In distinct Mahalla-driven style, El-Messiri has that covered too. The release next month of her first children's book, A Trip to Beit Al-Suhaymi, is the first step towards instilling in the young generation the architectural and cultural awareness and appreciation that is so lacking today.

"I wondered where to start raising people's awareness of their monuments, the alleys they live in, the garbage, how they look at themselves. I said, OK, the adults -- it's very hard to change them. Let's start with the children."

Children mean schools. But her initial plan -- to give classes to both the children and their teachers -- was hampered by legalities and paperwork.

"So I thought of writing a book."

With the same compassion she has displayed not just in her other projects, but in life in general, the book is the first of a planned series -- a campaign to raise awareness among young children.

"Each book is about a grandfather taking his three grandchildren on a day trip to a monument," she says. "They ask him questions about it and about why it's important. And it's alive with colourful pictures to lure them in."
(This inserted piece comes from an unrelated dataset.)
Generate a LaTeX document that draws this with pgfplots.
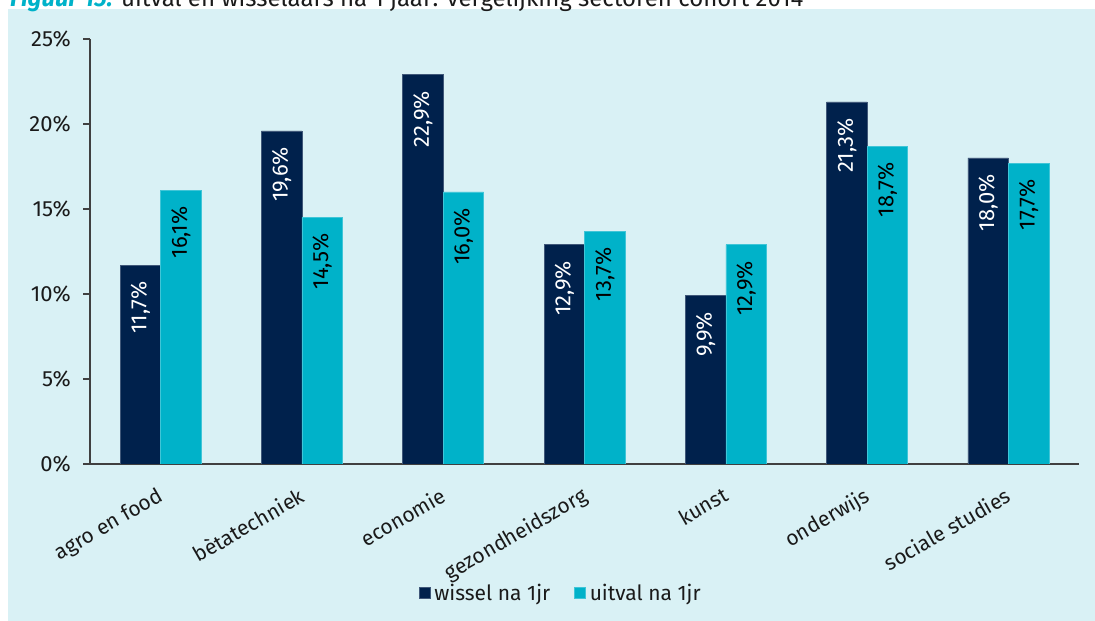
\documentclass[border=0pt]{standalone}
\usepackage{fontspec}
\setmainfont{Fira Sans}
\usepackage{pgfplots}
\pgfplotsset{compat=1.18}

\definecolor{panel}{HTML}{D9F1F5}
\definecolor{navybar}{HTML}{00214C}
\definecolor{cyanbar}{HTML}{00B2C9}
\definecolor{axisgray}{HTML}{404040}
\definecolor{txt}{HTML}{1A1A1A}

\begin{document}
\begin{tikzpicture}
\useasboundingbox (0,0) rectangle (1095pt,621pt);
\fill[panel] (8pt,0) rectangle (1095pt,612pt);
\node[anchor=base west, inner sep=0pt, font=\fontsize{24}{28}\selectfont, text=txt]
  at (10pt,614.5pt) {\textcolor{cyanbar}{\textbf{\textit{Figuur 15:}}} uitval en wisselaars na 1 jaar: vergelijking sectoren cohort 2014};

\begin{axis}[
    at={(90pt,157pt)}, anchor=south west,
    scale only axis, width=989pt, height=425pt,
    ybar=0pt, bar width=40.5pt,
    xmin=-0.5, xmax=6.5, ymin=0, ymax=25,
    axis lines=left,
    axis line style={-, axisgray, line width=1.2pt},
    tick align=outside,
    major tick length=7pt,
    tick style={axisgray, line width=1.2pt},
    xtick={0,...,6},
    xticklabels={agro en food, bètatechniek, economie, gezondheidszorg, kunst, onderwijs, sociale studies},
    major x tick style={draw=none},
    extra x ticks={-0.5,0.5,1.5,2.5,3.5,4.5,5.5,6.5},
    extra x tick labels={},
    extra x tick style={major x tick style={axisgray, line width=1.2pt}},
    xticklabel style={xshift=-4pt, yshift=-15pt, rotate=30, anchor=north east, inner sep=0pt,
        font=\fontsize{21}{25}\selectfont, text=txt},
    ytick={0,5,10,15,20,25},
    yticklabel={\pgfmathprintnumber{\tick}\%},
    yticklabel style={anchor=east, inner sep=0pt, xshift=-12pt, font=\fontsize{22}{26}\selectfont, text=txt},
    /pgf/number format/assume math mode=true,
    nodes near coords={\pgfmathprintnumber[fixed, fixed zerofill, precision=1, use comma]{\pgfplotspointmeta}\%},
    every node near coord/.append style={font=\fontsize{22}{26}\selectfont, inner sep=0pt,
        anchor=east, yshift=-16pt, rotate=90},
    legend style={at={(axis description cs:0.477,-0.3035)}, anchor=center,
        draw=none, fill=none, font=\fontsize{21}{25}\selectfont, text=txt,
        legend columns=2,
        /tikz/every even column/.append style={column sep=20pt},
        nodes={inner xsep=4pt}},
    legend image code/.code={\fill[#1] (0pt,-5.5pt) rectangle (11pt,5.5pt);},
]

\addplot[fill=navybar, draw=navybar!75!white, line width=0.5pt,
    every node near coord/.append style={text=white}]
    coordinates {(0,11.7) (1,19.6) (2,22.9) (3,12.9) (4,9.9) (5,21.3) (6,18.0)};

\addplot[fill=cyanbar, draw=cyanbar!75!white, line width=0.5pt,
    every node near coord/.append style={text=black}]
    coordinates {(0,16.1) (1,14.5) (2,16.0) (3,13.7) (4,12.9) (5,18.7) (6,17.7)};

\legend{wissel na 1jr, uitval na 1jr}
\end{axis}
\end{tikzpicture}
\end{document}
The three children in the book are El-Messiri's own grandchildren: Karim, Farida and Habiba. Like their grandmother, they are learning about the importance of cultural familial values. Their grandparents' home is just across the courtyard from them, in the three-villa complex on the NADIM grounds in Mansouriya. And they are also being exposed to the drive and determination that is so characteristic of Nawal El-Messiri's world view.

Chances are, they will grow up like her -- understanding the importance of people, cultures and values: especially the value of tolerance for those different from themselves. And of course, they will know all about perseverance, intensity and commitment.

But what are their friends learning? Are their parents or grandparents teaching them the importance of heritage and continuity? Do they know the relationship between the words 'environment' and 'friendly'? Or the meaning of 'preservation'? Do they know that they can dream about things beyond their social, cultural, or economic realm?

Perhaps not.

"Change won't come today or tomorrow," she says. "It will take time -- maybe this generation won't see it. But that doesn't mean we shouldn't help."

Some believe that such effort and commitment are simply a waste of time and money. To them, the notion of preserving a monument -- let alone the culture surrounding it -- is simply an indication of mental imbalance.

For El-Messiri, though, it is about her grandchildren and their future -- the world that they will live in 20 or 30 years from now. What will they learn from it and what will it propel them to do? After all, she is a woman who invented her own life -- made it happen for herself. It all stemmed, one must remember, from the culture of a place.